For many years now, prospective applicants to Ivy League schools have used the Academic Index (AI), a universal ranking system based on a combination of test scores and GPA, as a proxy for assessing their chances of admission. In recent years, athletic recruits in particular have found themselves calculating and recalculating their numbers, hoping to maximize their chances of being accepted into an Ivy League school. Like many statistics, the AI will tell you something. But it might not tell you what you need to know.

How Does It Work?

The academic index ranks applicants on a scale from 60 to 240, with each of three categories counting for 20 to 80 points: grades, SAT scores, and SAT Subject Test scores. For example,  a GPA of zero is worth 20 points, and a 4.0 is worth 80. SAT scores, as determined by the average of the math and reading test scores, are worth 20 points for a 200, and up to 80 points for a perfect 800.SAT Subject Test scores, which are assessed as the average of the best two (or three) submitted scores, are also given 20 points for a 200 and up to 80 points for an 800.

Students who want to see where they would rank on the index can use any number of online Ivy League Academic Index calculators, including this one from College Confidential. A score of about 220 overall puts students into the mix of Ivy League admissions.

Recruited athletes, for whom this index can make or break admissions decisions, are held to a range of AI standards depending on the college, the team, and the athlete’s skill level.

What does it mean?

What’s striking about the academic index when it comes to student athletes, and what seems to have been underreported, or perhaps insufficiently commented upon, is that once a student has been recruited for athletics many Ivy League-level schools view test scores as two-thirds of the academic qualifications for admission. For all the high-minded talk about looking beyond test scores in order to see the total applicant, college presidents, in attempting to make sure that student athletes can compete in the classroom, are relying on a mathematical formula that values test scores twice as much as it does grades.

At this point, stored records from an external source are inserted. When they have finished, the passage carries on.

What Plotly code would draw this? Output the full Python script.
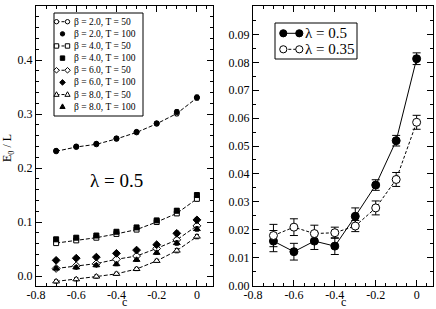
import plotly.graph_objects as go

c = [-0.7, -0.6, -0.5, -0.4, -0.3, -0.2, -0.1, 0.0]

# Tick labels
x_tickvals = [-0.8, -0.6, -0.4, -0.2, 0.0]
x_ticktext = ["-0.8", "-0.6", "-0.4", "-0.2", "0"]

# Left panel (lambda = 0.5)
b2_T50 = [0.231, 0.239, 0.244, 0.254, 0.266, 0.282, 0.301, 0.330]
b2_T100 = [0.232, 0.240, 0.245, 0.255, 0.267, 0.283, 0.304, 0.331]
b4_T50 = [0.061, 0.066, 0.071, 0.078, 0.086, 0.100, 0.116, 0.143]
b4_T100 = [0.068, 0.071, 0.075, 0.082, 0.090, 0.103, 0.121, 0.150]
b6_T50 = [0.014, 0.019, 0.023, 0.031, 0.037, 0.051, 0.067, 0.093]
b6_T100 = [0.029, 0.033, 0.035, 0.042, 0.048, 0.058, 0.079, 0.104]
b8_T50 = [-0.010, -0.006, -0.001, 0.004, 0.013, 0.028, 0.047, 0.073]
b8_T100 = [0.014, 0.016, 0.020, 0.022, 0.030, 0.043, 0.061, 0.087]
err_left = [0.003, 0.003, 0.003, 0.003, 0.003, 0.003, 0.004, 0.004]

# Right panel
lam05 = [0.0159, 0.0121, 0.0159, 0.0141, 0.0248, 0.0360, 0.0519, 0.0813]
lam05_err = [0.0038, 0.0030, 0.0030, 0.0030, 0.0030, 0.0019, 0.0019, 0.0021]
lam035 = [0.0179, 0.0209, 0.0186, 0.0189, 0.0213, 0.0278, 0.0380, 0.0585]
lam035_err = [0.0040, 0.0030, 0.0030, 0.0020, 0.0020, 0.0025, 0.0025, 0.0025]

left_names = ["β = 2.0, T = 50", "β = 2.0, T = 100", "β = 4.0, T = 50", "β = 4.0, T = 100",
              "β = 6.0, T = 50", "β = 6.0, T = 100", "β = 8.0, T = 50", "β = 8.0, T = 100"]
left_values = [b2_T50, b2_T100, b4_T50, b4_T100, b6_T50, b6_T100, b8_T50, b8_T100]
left_symbols = ["circle", "circle", "square", "square", "diamond", "diamond",
                "triangle-up", "triangle-up"]
left_filled = [False, True, False, True, False, True, False, True]
right_names = ["λ = 0.5", "λ = 0.35"]

FONT = "Liberation Serif, Times New Roman, serif"
W, H = 436, 309
ML, MR, MT, MB = 36, 3, 6, 23
PW, PH = W - ML - MR, H - MT - MB

def px(xp):
    return (xp - ML) / PW

def py(yp):
    return (H - MB - yp) / PH

fig = go.Figure()

def msize(sym):
    return 6 if sym in ("diamond", "triangle-up") else 5

for name, vals, sym, filled in zip(left_names, left_values, left_symbols, left_filled):
    fig.add_trace(go.Scatter(
        x=c, y=vals, name=name, xaxis="x", yaxis="y", showlegend=False,
        mode="markers" if filled else "lines+markers",
        line=dict(color="black", width=1, dash="4px,2px"),
        marker=dict(symbol=sym, size=msize(sym),
                    color="black" if filled else "white",
                    line=dict(color="black", width=1)),
        error_y=dict(type="data", array=err_left, color="black", thickness=1, width=2),
    ))

r_dash = ["solid", "3px,2px"]
r_fill = ["black", "white"]
for name, vals, errs, dash, fill in zip(right_names, [lam05, lam035], [lam05_err, lam035_err], r_dash, r_fill):
    fig.add_trace(go.Scatter(
        x=c, y=vals, name=name, xaxis="x2", yaxis="y2", showlegend=False,
        mode="lines+markers", line=dict(color="black", width=1, dash=dash),
        marker=dict(symbol="circle", size=8, color=fill, line=dict(color="black", width=1)),
        error_y=dict(type="data", array=errs, color="black", thickness=1, width=4),
    ))

# ---- hand-built legends (shapes in paper space, pixel-sized symbols) ----
shapes = []
annotations = []

def symbol_shape(sym, xp, yp, r, filled):
    base = dict(xref="paper", yref="paper", xsizemode="pixel", ysizemode="pixel",
                xanchor=px(xp), yanchor=py(yp),
                line=dict(color="black", width=1),
                fillcolor="black" if filled else "white", layer="above")
    if sym == "circle":
        return dict(type="circle", x0=-r, x1=r, y0=-r, y1=r, **base)
    if sym == "square":
        return dict(type="rect", x0=-r, x1=r, y0=-r, y1=r, **base)
    if sym == "diamond":
        p = f"M 0,{r+0.6} L {r+0.6},0 L 0,{-r-0.6} L {-r-0.6},0 Z"
        return dict(type="path", path=p, **base)
    p = f"M {-r-0.4},{-r+0.4} L {r+0.4},{-r+0.4} L 0,{r+0.6} Z"
    return dict(type="path", path=p, **base)

def hline(x0p, x1p, yp, dash):
    return dict(type="line", xref="paper", yref="paper", x0=px(x0p), x1=px(x1p),
                y0=py(yp), y1=py(yp), line=dict(color="black", width=1, dash=dash), layer="above")

def box(x0p, y0p, x1p, y1p):
    return dict(type="rect", xref="paper", yref="paper", x0=px(x0p), x1=px(x1p),
                y0=py(y0p), y1=py(y1p), line=dict(color="black", width=1),
                fillcolor="white", layer="above")

# left legend
shapes.append(box(54, 13, 143, 116))
row0, drow = 21.7, 12.14
for i, (name, sym, filled) in enumerate(zip(left_names, left_symbols, left_filled)):
    yy = row0 + i * drow
    if filled:
        shapes.append(symbol_shape(sym, 62.5, yy, 2.2, True))
    else:
        shapes.append(hline(56.5, 67.5, yy, "3px,2px"))
        shapes.append(symbol_shape(sym, 56.5, yy, 2.2, False))
        shapes.append(symbol_shape(sym, 67.5, yy, 2.2, False))
    annotations.append(dict(text=name, xref="paper", yref="paper", x=px(72.0), y=py(yy),
                            xanchor="left", yanchor="middle", showarrow=False,
                            font=dict(family=FONT, size=9.5, color="black")))
# right legend
shapes.append(box(275, 23, 357, 59))
for i, (name, dash, fill) in enumerate(zip(right_names, r_dash, r_fill)):
    yy = 33.3 + i * 16
    shapes.append(hline(283.3, 299.3, yy, dash))
    shapes.append(symbol_shape("circle", 283.3, yy, 3.6, fill == "black"))
    shapes.append(symbol_shape("circle", 299.3, yy, 3.6, fill == "black"))
    annotations.append(dict(text=name, xref="paper", yref="paper", x=px(302.5), y=py(yy),
                            xanchor="left", yanchor="middle", showarrow=False,
                            font=dict(family=FONT, size=15, color="black")))

annotations += [
    dict(text="λ = 0.5", xref="x", yref="y", x=-0.4, y=0.177, showarrow=False,
         font=dict(family=FONT, size=19, color="black")),
    dict(text="c", xref="x", yref="paper", x=-0.36, y=py(310), yanchor="bottom",
         showarrow=False, borderpad=0, font=dict(family=FONT, size=12, color="black")),
    dict(text="c", xref="x2", yref="paper", x=-0.36, y=py(310), yanchor="bottom",
         showarrow=False, borderpad=0, font=dict(family=FONT, size=12, color="black")),
    dict(text="E<sub>0</sub> / L", xref="paper", yref="paper", x=px(8), y=py(148),
         textangle=-90, xanchor="center", yanchor="middle", showarrow=False,
         font=dict(family=FONT, size=12, color="black")),
]

axis_common = dict(
    showline=True, linecolor="black", linewidth=1, mirror="allticks",
    ticks="inside", ticklen=6, tickcolor="black", showgrid=False, zeroline=False,
    automargin=False,
    tickfont=dict(family=FONT, size=12, color="black"),
)
xr = [-0.8, 0.08]
fig.update_layout(
    width=W, height=H,
    margin=dict(l=ML, r=MR, t=MT, b=MB),
    paper_bgcolor="white", plot_bgcolor="white",
    font=dict(family=FONT, color="black"),
    showlegend=False,
    xaxis=dict(domain=[0, px(213)], range=xr, tickmode="array", tickvals=x_tickvals,
               ticktext=x_ticktext, ticklabelstandoff=-2,
               minor=dict(ticks="inside", ticklen=3, dtick=0.05, tickcolor="black"),
               **axis_common),
    yaxis=dict(domain=[0, 1], range=[-0.0185, 0.5002], dtick=0.1, tickformat=".1f",
               minor=dict(ticks="inside", ticklen=3, dtick=0.02, tickcolor="black"),
               **axis_common),
    xaxis2=dict(domain=[px(253), 1], range=xr, tickmode="array", tickvals=x_tickvals,
                ticktext=x_ticktext, anchor="y2", ticklabelstandoff=-2,
                minor=dict(ticks="inside", ticklen=3, dtick=0.05, tickcolor="black"),
                **axis_common),
    yaxis2=dict(domain=[0, 1], range=[-0.0002, 0.1002], dtick=0.01, tickformat=".2f", anchor="x2",
                minor=dict(ticks="inside", ticklen=3, dtick=0.005, tickcolor="black"),
                **axis_common),
    shapes=shapes,
    annotations=annotations,
)

fig.write_html("out.html", config={"displayModeBar": False},
               post_script="document.body.style.margin='0';document.body.style.padding='0';")
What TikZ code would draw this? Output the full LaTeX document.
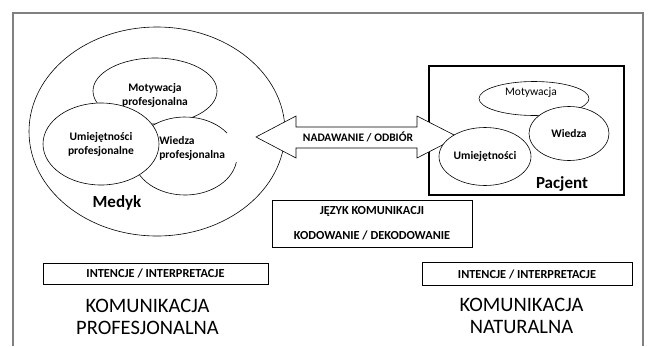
\documentclass[tikz,border=0pt]{standalone}
\usepackage{fontspec}
\setmainfont{Carlito}
\usepackage{tikz}
\usetikzlibrary{shapes.geometric}

\begin{document}
\begin{tikzpicture}[x=1pt, y=1pt, line width=0.6pt,
    elli/.style = {draw, ellipse, fill=white, inner sep=0pt, align=center, font=\fontsize{11.5}{14}\selectfont\bfseries},
    lbl/.style = {inner sep=0pt, align=center, font=\fontsize{11.5}{14}\selectfont\bfseries},
    box/.style = {draw, rectangle, inner sep=0pt, align=center, line width=0.8pt, font=\fontsize{12.3}{14}\selectfont\bfseries},
    big/.style = {inner sep=0pt, font=\fontsize{17}{20}\selectfont\bfseries},
    komm/.style = {inner sep=0pt, align=center, font=\fontsize{20.5}{22}\selectfont}]
    \useasboundingbox (0,0) rectangle (648,-346);
    \draw[gray, line width=1.2pt] (13,-346) -- (13,-13) -- (643,-13) -- (643,-346);

    % medyk
    \node[draw, ellipse, minimum width=256pt, minimum height=209pt](medyk) at (157,-131.5){};
    \node[elli, minimum width=124pt, minimum height=66pt](motywM) at (155,-91){};
    \node[lbl](motywMt) at (155,-95.5){Motywacja\\profesjonalna};
    \node[ellipse, fill=white, minimum width=104pt, minimum height=78pt](wiedzaM) at (185,-156){};
    \draw (wiedzaM.center) ++(36:52 and 39) arc[start angle=36, end angle=351, x radius=52, y radius=39];
    \node[lbl, anchor=west, align=left](wiedzaMt) at (159,-148){Wiedza\\profesjonalna};
    \node[elli, minimum width=116pt, minimum height=82pt](umiejM) at (101,-144){Umiejętności\\profesjonalne};
    \node[big](medykt) at (117,-203){Medyk};

    % pacjent
    \draw[line width=1.2pt] (429,-66) rectangle (624,-195);

    % nadawanie / odbior
    \filldraw[fill=white] (256,-137) -- (296,-116) -- (296,-127) -- (417,-127) -- (417,-116)
        -- (458,-137) -- (417,-158) -- (417,-148) -- (296,-148) -- (296,-158) -- cycle;
    \node[lbl](sygnal) at (358,-137){NADAWANIE / ODBIÓR};

    \node[elli, minimum width=110pt, minimum height=34pt](motywP) at (534,-98.5){};
    \node[lbl, font=\fontsize{11.5}{14}\selectfont](motywPt) at (531,-92.5){Motywacja};
    \node[elli, minimum width=80pt, minimum height=54pt](wiedzaP) at (569,-133.5){Wiedza};
    \node[elli, minimum width=92pt, minimum height=58pt](umiejP) at (485,-156.5){Umiejętności};
    \node[big](pacjent) at (562,-184){Pacjent};

    % jezyk
    \node[box, minimum width=200pt, minimum height=47pt](jezyk) at (372,-223.5){JĘZYK KOMUNIKACJI\\[11pt]KODOWANIE / DEKODOWANIE};

    \node[box, minimum width=225pt, minimum height=21pt](intM) at (155.5,-273.5){INTENCJE / INTERPRETACJE};
    \node[box, minimum width=210pt, minimum height=23pt](intP) at (527,-274){INTENCJE / INTERPRETACJE};

    \node[komm](komM) at (147.5,-317){KOMUNIKACJA\\PROFESJONALNA};
    \node[komm](komP) at (521.5,-316){KOMUNIKACJA\\NATURALNA};
\end{tikzpicture}
\end{document}
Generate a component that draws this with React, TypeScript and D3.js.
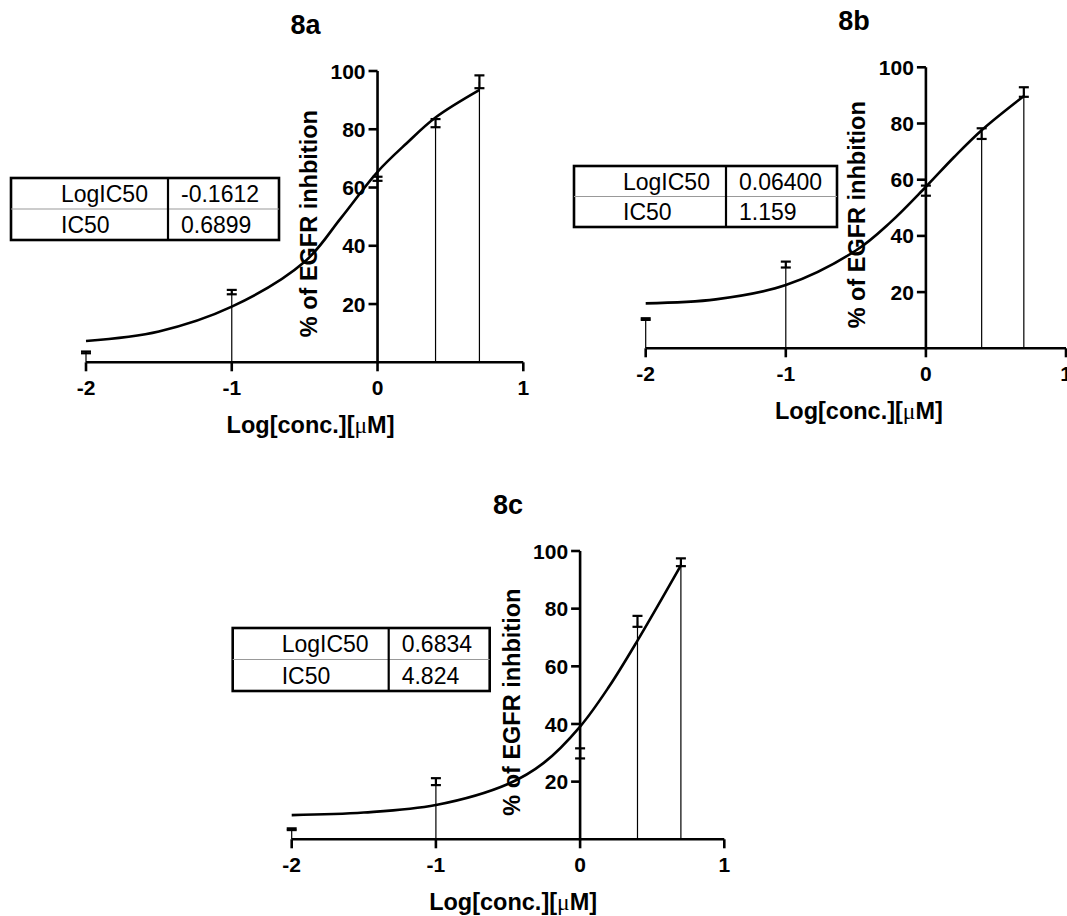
import React from 'react';
import * as d3 from 'd3';

// ---------- data ----------
const xTickValues = [-2, -1, 0, 1];
const yTickValues = [20, 40, 60, 80, 100];
const concLog = [-2, -1, 0, 0.398, 0.699];

const mean8a = [3.4, 24.1, 63.0, 82.1, 96.3];
const err8a = [0.3, 0.75, 0.7, 1.4, 2.2];
const mean8b = [10.4, 29.8, 56.1, 76.4, 91.2];
const err8b = [0.3, 1.05, 1.8, 1.9, 1.7];
const mean8c = [3.5, 20.0, 29.8, 75.6, 96.1];
const err8c = [0.3, 1.2, 1.75, 1.9, 1.35];

const curveX = [-2, -1.5, -1, -0.5, -0.25, 0, 0.2, 0.4, 0.7];
const fit8a = [7.3, 10.6, 19.1, 34.5, 49.6, 65.4, 75.2, 84.1, 93.5];
const fit8b = [16.0, 17.4, 22.5, 34.8, 45.0, 57.5, 68.0, 77.7, 89.8];
const fit8c = [8.4, 9.3, 11.9, 19.2, 26.6, 39.1, 52.9, 69.1, 95.1];

const panelNames = ['8a', '8b', '8c'];
const logIC50Values = ['-0.1612', '0.06400', '0.6834'];
const ic50Values = ['0.6899', '1.159', '4.824'];
const tableRowLabels = ['LogIC50', 'IC50'];
const xAxisTitle = 'Log[conc.][';
const yAxisTitle = '% of EGFR inhbition';

// ---------- layout ----------
const layouts = [
  { xl: 86, xr: 523.3, yt: 71, yb: 362.3, tb: { x: 11, y: 178, w: 268, h: 62, d: 157, pad: 50 } },
  { xl: 645.7, xr: 1066, yt: 67.3, yb: 348.3, tb: { x: 574, y: 166, w: 263, h: 61, d: 152, pad: 49 } },
  { xl: 291.7, xr: 724.3, yt: 551, yb: 839.3, tb: { x: 232.7, y: 628, w: 257, h: 63, d: 156, pad: 49 } },
];

const means = [mean8a, mean8b, mean8c];
const errs = [err8a, err8b, err8c];
const fits = [fit8a, fit8b, fit8c];

const FONT = "'Liberation Sans', Arial, Helvetica, sans-serif";

function Panel({ idx }: { idx: number }) {
  const L = layouts[idx];
  const x = d3.scaleLinear().domain([-2, 1]).range([L.xl, L.xr]);
  const y = d3.scaleLinear().domain([0, 100]).range([L.yb, L.yt]);
  const x0 = x(0);
  const line = d3
    .line<number>()
    .x((_, i) => x(curveX[i]))
    .y((v) => y(v))
    .curve(d3.curveCatmullRom.alpha(0.5));
  const m = means[idx];
  const e = errs[idx];
  const t = L.tb;
  const capW = 5;
  return (
    <g>
      {/* title */}
      <text x={x0 - 72} y={L.yt - 37} textAnchor="middle" fontFamily={FONT} fontWeight="bold" fontSize={27}>
        {panelNames[idx]}
      </text>
      {/* spikes */}
      {concLog.map((c, i) => (
        <line key={'s' + i} x1={x(c)} x2={x(c)} y1={y(0)} y2={y(m[i])} stroke="#000" strokeWidth={1.2} />
      ))}
      {/* error bars */}
      {concLog.map((c, i) => (
        <g key={'e' + i} stroke="#000" strokeWidth={2.2}>
          <line x1={x(c)} x2={x(c)} y1={y(m[i] - e[i])} y2={y(m[i] + e[i])} />
          <line x1={x(c) - capW} x2={x(c) + capW} y1={y(m[i] + e[i])} y2={y(m[i] + e[i])} />
          <line x1={x(c) - capW} x2={x(c) + capW} y1={y(m[i] - e[i])} y2={y(m[i] - e[i])} />
        </g>
      ))}
      {/* fitted curve */}
      <path d={line(fits[idx]) || ''} fill="none" stroke="#000" strokeWidth={2.6} />
      {/* x axis */}
      <line x1={x(-2)} x2={x(1)} y1={y(0)} y2={y(0)} stroke="#000" strokeWidth={2.6} />
      {xTickValues.map((v) => (
        <g key={'xt' + v}>
          <line x1={x(v)} x2={x(v)} y1={y(0)} y2={y(0) + 9} stroke="#000" strokeWidth={2.6} />
          <text x={x(v)} y={y(0) + 33} textAnchor="middle" fontFamily={FONT} fontWeight="bold" fontSize={21}>
            {v}
          </text>
        </g>
      ))}
      {/* y axis */}
      <line x1={x0} x2={x0} y1={y(0) + 1} y2={y(100)} stroke="#000" strokeWidth={2.6} />
      {yTickValues.map((v) => (
        <g key={'yt' + v}>
          <line x1={x0 - 9} x2={x0} y1={y(v)} y2={y(v)} stroke="#000" strokeWidth={2.6} />
          <text x={x0 - 12} y={y(v)} dy="0.36em" textAnchor="end" fontFamily={FONT} fontWeight="bold" fontSize={21}>
            {v}
          </text>
        </g>
      ))}
      {/* axis titles */}
      <text
        transform={`translate(${x0 - 69},${(y(0) + y(100)) / 2 + 7}) rotate(-90)`}
        dy="0.36em"
        textAnchor="middle"
        fontFamily={FONT}
        fontWeight="bold"
        fontSize={23.5}
      >
        {yAxisTitle}
      </text>
      <text x={x0 - 67} y={y(0) + 71} textAnchor="middle" fontFamily={FONT} fontWeight="bold" fontSize={23.5}>
        {xAxisTitle}
        <tspan fontFamily="'Liberation Serif', 'DejaVu Serif', serif" fontWeight="normal">μ</tspan>
        M]
      </text>
      {/* table */}
      <g>
        <rect x={t.x} y={t.y} width={t.w} height={t.h} fill="#fff" stroke="#000" strokeWidth={2.6} />
        <line x1={t.x} x2={t.x + t.w} y1={t.y + t.h / 2} y2={t.y + t.h / 2} stroke="#999" strokeWidth={1} />
        <line x1={t.x + t.d} x2={t.x + t.d} y1={t.y} y2={t.y + t.h} stroke="#000" strokeWidth={2.2} />
        {tableRowLabels.map((lab, r) => (
          <g key={'r' + r}>
            <text x={t.x + t.pad} y={t.y + (r + 0.5) * (t.h / 2)} dy="0.36em" fontFamily={FONT} fontSize={23}>
              {lab}
            </text>
            <text x={t.x + t.d + 13} y={t.y + (r + 0.5) * (t.h / 2)} dy="0.36em" fontFamily={FONT} fontSize={23}>
              {r === 0 ? logIC50Values[idx] : ic50Values[idx]}
            </text>
          </g>
        ))}
      </g>
    </g>
  );
}

export default function App() {
  return (
    <svg
      width={1067}
      height={916}
      style={{ position: 'absolute', left: 0, top: 0, background: '#fff' }}
    >
      <rect x={0} y={0} width={1067} height={916} fill="#fff" />
      {panelNames.map((_, i) => (
        <Panel key={i} idx={i} />
      ))}
    </svg>
  );
}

How could this be? Do standardized test scores really mean something, despite so many informed opinions to the contrary? Is the SAT actually a valid predictor of college success? Will the SAT always be with us?

As a tutor who teaches high school students to improve their SAT and SAT Subject Test scores, I suppose that nothing should please me more. And yes, a continued reliance on test scores by some of the nation’s most prestigious colleges cannot be bad for my line of work.

But as a parent, and as someone who advises and cares about many overstressed students and parents, I say let’s remember that while strong test scores may be (nearly) necessary for admission to a top college, they are most certainly not sufficient. Colleges really do look at an applicant’s complete file. I have seen many students, and not just athletes, admitted to elite schools with less than perfect scores — provided that they are fascinating, compelling people with valuable contributions to make.

Are test scores all that matter?

William Deresiewicz, a skeptic on the value of an elite American education, argues that the Ivy League members and similar schools do not teach a great deal of what you need to know about life. In fact, he believes that rarefied universities look mostly for analytical skill, to the exclusion of other forms of intelligence.

The result, he argues, is a technocratic leadership class that is at times woefully out of touch with most of the people it purports to lead. Although I believe that Deresiewicz slightly overstates the case, I agree that an outsize dependence on the SAT in elite college admissions has led some schools to select for smarts rather than wisdom. It all reminds me of a wonderful quote in “To End All Wars,” an account by Adam Hochschild of the tragic debacle that was World War I:

“The great thing about the French governing elite, it was said at the time, was that they knew everything. The problem, however, was that that was all they knew.”

So go ahead, have fun, calculate your score on the academic index. If you are in high school, that number won’t tell you whether you will get into Penn or Brown. If you are an adult, it undoubtedly does not tell you much about your current self — except maybe that you are silly and vain for having run the numbers at all. No number can tell us very much more than that.

People are not numbers. Information is not wisdom. School is not life. And admission may be acceptance, but it is not self-worth.